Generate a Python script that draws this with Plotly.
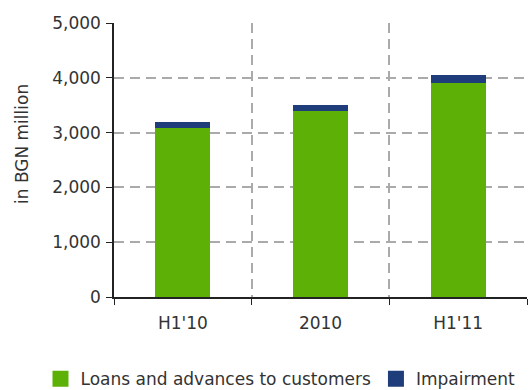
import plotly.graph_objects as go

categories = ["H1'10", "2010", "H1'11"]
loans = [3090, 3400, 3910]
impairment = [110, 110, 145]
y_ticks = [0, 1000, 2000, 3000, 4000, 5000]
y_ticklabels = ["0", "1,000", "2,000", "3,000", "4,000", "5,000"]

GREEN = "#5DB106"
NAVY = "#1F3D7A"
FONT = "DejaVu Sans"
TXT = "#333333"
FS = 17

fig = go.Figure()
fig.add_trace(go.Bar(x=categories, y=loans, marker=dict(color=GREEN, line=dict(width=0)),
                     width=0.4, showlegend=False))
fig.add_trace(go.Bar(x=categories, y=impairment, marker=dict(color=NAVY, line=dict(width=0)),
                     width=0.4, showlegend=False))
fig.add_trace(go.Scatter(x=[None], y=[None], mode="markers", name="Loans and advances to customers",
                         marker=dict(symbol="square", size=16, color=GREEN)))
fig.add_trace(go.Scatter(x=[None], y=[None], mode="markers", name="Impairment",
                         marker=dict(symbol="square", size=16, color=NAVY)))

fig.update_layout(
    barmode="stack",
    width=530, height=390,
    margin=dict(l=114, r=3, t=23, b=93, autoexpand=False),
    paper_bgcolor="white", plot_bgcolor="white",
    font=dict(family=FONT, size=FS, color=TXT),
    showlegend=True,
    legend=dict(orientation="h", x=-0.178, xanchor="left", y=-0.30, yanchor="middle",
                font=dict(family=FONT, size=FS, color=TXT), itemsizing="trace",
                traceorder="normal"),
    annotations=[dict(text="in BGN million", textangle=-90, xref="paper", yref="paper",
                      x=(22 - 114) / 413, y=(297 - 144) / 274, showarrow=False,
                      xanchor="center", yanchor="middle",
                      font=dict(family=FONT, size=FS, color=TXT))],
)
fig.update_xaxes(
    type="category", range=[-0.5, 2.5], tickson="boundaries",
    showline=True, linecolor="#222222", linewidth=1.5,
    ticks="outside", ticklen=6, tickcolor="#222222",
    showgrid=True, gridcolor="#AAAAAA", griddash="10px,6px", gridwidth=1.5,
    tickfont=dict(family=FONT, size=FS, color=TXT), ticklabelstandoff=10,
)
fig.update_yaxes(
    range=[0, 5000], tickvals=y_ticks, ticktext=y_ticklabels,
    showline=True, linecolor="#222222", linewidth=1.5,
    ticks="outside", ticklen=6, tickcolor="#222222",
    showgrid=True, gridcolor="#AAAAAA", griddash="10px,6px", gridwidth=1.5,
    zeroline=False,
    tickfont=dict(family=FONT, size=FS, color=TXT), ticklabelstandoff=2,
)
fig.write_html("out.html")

━━━━━━━━

Requirement: Restate exactly, please, only the lines between the start of the data and the line containing "import plotly.graph_objects as go", both ends included, skipping the pictures.

Result of this task:
Generate a Python script that draws this with Plotly.
import plotly.graph_objects as go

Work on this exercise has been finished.